To people who aren’t used to working out, a solid 20 minutes of exercise might seem like torture. Athletes who are trying to maximize their endurance, though, may well consider a 20-minute training session to be too short to deliver any meaningful results.
If better endurance is your ultimate goal, you probably tend to gravitate towards extend workouts in the one-hour range. Did you know there are some highly effective 20-minute workouts for endurance athletes out there, though?
Here are four key benefits delivered by shorter workouts:
1) 20 minutes is long enough to burn off some significant calories, which can help you stay closer to your ideal racing weight. To plug some numbers into a basic example, let’s say you’re a runner who weighs 150 pounds. 20 minutes spent running at moderate intensity will burn 280 calories. If you drop the occasional longer run out of your schedule (say once every 10 days), you could make up your deficit and even burn 10,000 extra calories in the course of a year by using 20-minute runs instead of longer ones.
2) Workouts for endurance athletes aren’t just about burning calories or building stamina. In a 20-minute workout, you’ll be repeating the same motions you use during competition. Efficient movement is a big part of doing well in endurance sports, whether you’re running, swimming, or cycling. Every little bit of practice you get helps you become more efficient.
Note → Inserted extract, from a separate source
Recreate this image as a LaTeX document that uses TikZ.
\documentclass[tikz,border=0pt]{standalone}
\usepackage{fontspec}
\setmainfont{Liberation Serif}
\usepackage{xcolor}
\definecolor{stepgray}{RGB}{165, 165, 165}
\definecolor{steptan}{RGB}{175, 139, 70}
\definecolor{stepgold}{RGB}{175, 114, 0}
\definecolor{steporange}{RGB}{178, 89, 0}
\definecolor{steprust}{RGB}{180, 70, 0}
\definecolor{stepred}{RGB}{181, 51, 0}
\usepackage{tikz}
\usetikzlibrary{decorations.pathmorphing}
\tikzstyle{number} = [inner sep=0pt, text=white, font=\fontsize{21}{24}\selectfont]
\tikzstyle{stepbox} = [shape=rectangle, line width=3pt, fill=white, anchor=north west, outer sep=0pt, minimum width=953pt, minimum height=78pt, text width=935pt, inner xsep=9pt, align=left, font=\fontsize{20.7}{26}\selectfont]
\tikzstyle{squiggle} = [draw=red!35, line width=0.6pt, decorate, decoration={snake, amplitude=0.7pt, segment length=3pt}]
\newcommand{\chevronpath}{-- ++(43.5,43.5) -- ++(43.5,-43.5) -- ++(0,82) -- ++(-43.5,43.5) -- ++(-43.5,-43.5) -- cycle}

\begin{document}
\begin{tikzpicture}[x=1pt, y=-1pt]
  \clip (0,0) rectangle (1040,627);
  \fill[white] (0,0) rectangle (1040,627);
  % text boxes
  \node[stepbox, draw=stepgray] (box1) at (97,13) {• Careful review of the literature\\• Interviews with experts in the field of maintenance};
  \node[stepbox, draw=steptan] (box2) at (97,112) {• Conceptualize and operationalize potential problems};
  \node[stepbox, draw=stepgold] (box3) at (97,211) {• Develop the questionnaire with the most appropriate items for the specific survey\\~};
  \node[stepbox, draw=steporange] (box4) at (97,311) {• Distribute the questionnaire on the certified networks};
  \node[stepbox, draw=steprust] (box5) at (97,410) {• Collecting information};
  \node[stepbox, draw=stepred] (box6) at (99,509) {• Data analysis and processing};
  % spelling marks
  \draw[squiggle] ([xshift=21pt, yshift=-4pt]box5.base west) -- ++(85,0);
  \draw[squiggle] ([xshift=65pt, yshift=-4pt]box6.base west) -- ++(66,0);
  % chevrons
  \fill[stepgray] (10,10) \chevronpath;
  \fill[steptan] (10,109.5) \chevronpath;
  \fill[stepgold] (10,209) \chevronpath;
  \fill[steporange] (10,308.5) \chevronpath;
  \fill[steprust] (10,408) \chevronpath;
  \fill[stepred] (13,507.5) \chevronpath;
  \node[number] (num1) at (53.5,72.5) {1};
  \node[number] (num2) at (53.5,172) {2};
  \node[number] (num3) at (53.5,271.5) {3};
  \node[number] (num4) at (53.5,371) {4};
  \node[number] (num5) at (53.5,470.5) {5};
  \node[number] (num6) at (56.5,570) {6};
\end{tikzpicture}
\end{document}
3) Using 20-minute workouts lets you increase your total amount of glycogen turnover while training. According to a study conducted in Scotland, total training volume actually matters more to marathon performance than the distance run in individual training sessions. That means a runner who never pushes past 16 miles in any given training run will still do better than one who does 22-mile runs provided the former runner covers 50 miles a week and the latter runner only racks up 40.
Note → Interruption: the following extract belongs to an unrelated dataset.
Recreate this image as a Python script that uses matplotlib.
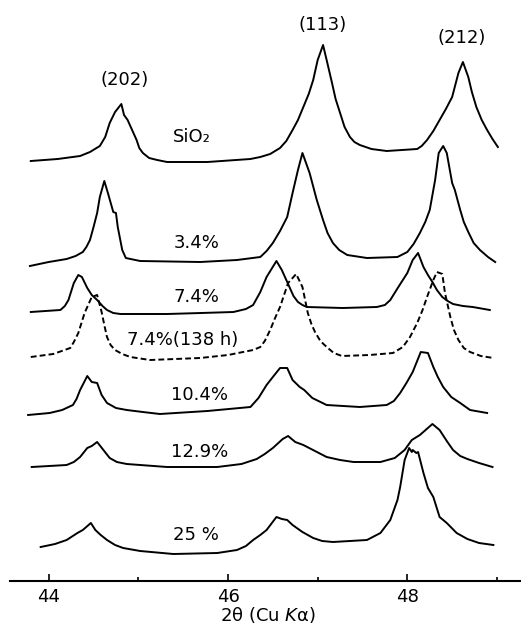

To revisit the issue of glycogen turnover, it works like this: Depleting the levels of glycogen stored in the muscles over and over is the best way to build endurance. Training more frequently and more heavily will add to your total level of glycogen depletion, delivering better endurance improvements.
4) Shorter workouts for endurance athletes are a great way to incorporate high-intensity training into your overall workout plan. Pushing close to or past your anaerobic threshold can deliver big benefits, and you don’t need to spend that long doing it to realize them.
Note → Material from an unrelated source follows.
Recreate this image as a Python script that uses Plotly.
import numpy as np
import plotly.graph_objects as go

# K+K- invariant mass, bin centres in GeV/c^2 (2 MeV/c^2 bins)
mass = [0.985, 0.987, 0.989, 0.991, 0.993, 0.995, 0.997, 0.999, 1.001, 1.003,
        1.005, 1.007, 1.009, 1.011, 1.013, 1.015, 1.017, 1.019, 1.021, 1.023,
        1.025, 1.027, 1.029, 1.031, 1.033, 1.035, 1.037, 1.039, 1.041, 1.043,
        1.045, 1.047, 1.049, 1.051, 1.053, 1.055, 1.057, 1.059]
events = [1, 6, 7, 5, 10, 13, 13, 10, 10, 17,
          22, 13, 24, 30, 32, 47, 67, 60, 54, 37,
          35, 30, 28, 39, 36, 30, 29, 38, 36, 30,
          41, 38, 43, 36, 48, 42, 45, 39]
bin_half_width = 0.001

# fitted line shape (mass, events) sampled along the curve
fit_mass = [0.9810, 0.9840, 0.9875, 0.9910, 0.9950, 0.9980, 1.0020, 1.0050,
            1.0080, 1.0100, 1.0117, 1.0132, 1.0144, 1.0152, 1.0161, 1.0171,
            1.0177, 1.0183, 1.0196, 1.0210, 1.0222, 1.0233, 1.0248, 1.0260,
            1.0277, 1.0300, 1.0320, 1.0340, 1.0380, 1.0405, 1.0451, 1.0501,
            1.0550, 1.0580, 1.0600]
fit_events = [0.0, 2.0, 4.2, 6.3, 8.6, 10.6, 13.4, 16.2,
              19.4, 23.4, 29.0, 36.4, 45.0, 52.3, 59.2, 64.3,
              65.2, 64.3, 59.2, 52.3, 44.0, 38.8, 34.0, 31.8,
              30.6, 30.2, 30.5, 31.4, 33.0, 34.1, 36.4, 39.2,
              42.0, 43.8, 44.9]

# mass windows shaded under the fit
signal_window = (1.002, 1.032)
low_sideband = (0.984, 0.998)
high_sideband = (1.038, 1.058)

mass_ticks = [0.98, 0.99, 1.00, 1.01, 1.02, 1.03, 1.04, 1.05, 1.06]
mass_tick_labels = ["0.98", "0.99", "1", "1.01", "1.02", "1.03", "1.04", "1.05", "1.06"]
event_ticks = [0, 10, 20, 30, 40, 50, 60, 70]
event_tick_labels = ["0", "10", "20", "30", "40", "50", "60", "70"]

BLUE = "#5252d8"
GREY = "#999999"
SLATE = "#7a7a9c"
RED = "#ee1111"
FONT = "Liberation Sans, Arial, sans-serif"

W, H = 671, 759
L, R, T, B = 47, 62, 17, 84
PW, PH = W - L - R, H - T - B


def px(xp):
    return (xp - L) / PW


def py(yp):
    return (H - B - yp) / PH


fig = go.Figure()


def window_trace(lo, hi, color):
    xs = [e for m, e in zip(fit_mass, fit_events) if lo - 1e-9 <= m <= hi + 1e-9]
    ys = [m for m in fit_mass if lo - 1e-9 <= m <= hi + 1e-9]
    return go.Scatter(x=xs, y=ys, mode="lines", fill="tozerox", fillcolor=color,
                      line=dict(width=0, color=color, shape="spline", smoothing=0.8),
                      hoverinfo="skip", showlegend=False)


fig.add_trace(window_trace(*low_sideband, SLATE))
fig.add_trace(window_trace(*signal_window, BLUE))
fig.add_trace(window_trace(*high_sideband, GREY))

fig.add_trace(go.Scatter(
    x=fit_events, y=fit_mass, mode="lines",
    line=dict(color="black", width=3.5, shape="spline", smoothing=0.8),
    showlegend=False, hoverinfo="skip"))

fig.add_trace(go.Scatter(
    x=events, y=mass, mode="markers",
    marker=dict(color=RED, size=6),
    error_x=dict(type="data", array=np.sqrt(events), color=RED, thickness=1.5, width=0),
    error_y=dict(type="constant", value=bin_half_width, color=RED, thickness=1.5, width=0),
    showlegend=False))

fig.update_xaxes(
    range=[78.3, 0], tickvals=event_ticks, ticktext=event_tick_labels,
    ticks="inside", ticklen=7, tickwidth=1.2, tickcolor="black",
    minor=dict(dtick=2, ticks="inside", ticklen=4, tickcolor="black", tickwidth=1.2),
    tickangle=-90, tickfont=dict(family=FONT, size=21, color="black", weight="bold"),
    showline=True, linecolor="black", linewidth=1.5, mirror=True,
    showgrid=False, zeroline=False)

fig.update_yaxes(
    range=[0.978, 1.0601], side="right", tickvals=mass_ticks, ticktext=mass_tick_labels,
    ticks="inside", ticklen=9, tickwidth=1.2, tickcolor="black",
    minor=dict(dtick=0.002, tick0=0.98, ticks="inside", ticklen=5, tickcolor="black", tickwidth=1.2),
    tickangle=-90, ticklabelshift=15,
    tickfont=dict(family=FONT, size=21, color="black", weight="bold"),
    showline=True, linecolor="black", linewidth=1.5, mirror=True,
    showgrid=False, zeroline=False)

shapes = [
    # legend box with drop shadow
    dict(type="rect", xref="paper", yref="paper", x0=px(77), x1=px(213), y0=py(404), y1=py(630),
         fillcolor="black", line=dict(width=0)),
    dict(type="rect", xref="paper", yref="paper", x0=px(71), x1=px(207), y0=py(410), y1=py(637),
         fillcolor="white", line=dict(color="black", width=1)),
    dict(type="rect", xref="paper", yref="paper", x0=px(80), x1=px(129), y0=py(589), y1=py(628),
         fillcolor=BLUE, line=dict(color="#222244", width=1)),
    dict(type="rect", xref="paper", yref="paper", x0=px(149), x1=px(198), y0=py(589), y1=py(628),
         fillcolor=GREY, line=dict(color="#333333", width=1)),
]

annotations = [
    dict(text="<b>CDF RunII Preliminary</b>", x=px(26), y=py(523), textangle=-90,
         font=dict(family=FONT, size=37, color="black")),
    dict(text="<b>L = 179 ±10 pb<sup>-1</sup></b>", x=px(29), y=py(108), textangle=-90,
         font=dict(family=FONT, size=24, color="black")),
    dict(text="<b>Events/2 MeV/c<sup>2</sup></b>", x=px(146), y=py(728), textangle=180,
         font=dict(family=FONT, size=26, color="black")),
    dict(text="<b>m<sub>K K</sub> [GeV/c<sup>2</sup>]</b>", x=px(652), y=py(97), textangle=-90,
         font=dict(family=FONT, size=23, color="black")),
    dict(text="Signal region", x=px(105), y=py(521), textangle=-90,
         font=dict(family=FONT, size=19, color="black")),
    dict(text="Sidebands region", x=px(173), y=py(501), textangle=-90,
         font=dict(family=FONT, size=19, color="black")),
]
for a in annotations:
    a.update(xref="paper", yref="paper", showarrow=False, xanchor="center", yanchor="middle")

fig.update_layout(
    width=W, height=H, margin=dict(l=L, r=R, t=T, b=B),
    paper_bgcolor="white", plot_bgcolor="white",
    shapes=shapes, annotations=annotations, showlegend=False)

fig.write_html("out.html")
If you’re training for a marathon or other endurance event, you have two main ways to make 20-minute workouts a useful part of your exercise regimen. The first strategy is to substitute a 20-minute workout for a longer session whenever your schedule makes it impossible to do a full session.
Alternatively, you can make your overall schedule more aggressive and productive by adding 20-minute workouts on top of the work you’re already doing. This nudges up your total volume of training without putting you at risk of overtraining.
Great 20-minute workouts for endurance building include:
1) The Filler
This is a zero-stress way to get your heart rate up without a lot of stress. Just run, ride, or swim at a comfortable pace for 20 minutes. It’ll keep you from feeling guilty about letting a day slip by without training, but it won’t subject you to any undue strain.
2) Tabata Intervals
This workout starts with moderate activity for the first 16 minutes. You should finish off your session by doing eight maximum-intensity sprints for 20 seconds apiece. Take no more than 10-second breaks to recover in between.
3) Threshold Session
This calls for a light, five-minute warmup followed by 15 minutes of hard work at your anaerobic threshold. Aim for the kind of pace you could maintain for at least an hour in competition.
4) Fartlek Intervals
Spend the majority of your workout moving at a steady, moderate pace, but make sure you drop in five to 10 30-second bursts of high intensity.
5) Progression Exercise
Spend 15 minutes moving at a steady pace and then pour it on for a five-minute blowout at the end.
6) Time Trials
- For Swimmers: After warming up, swim 800 meters as quickly as possible. Stretch your cool-down period to cover the remainder of the 20-minute session.
- For Cyclists: As above, but use five km as your goal.
- For Runners: As above, using 1 mile as your goal.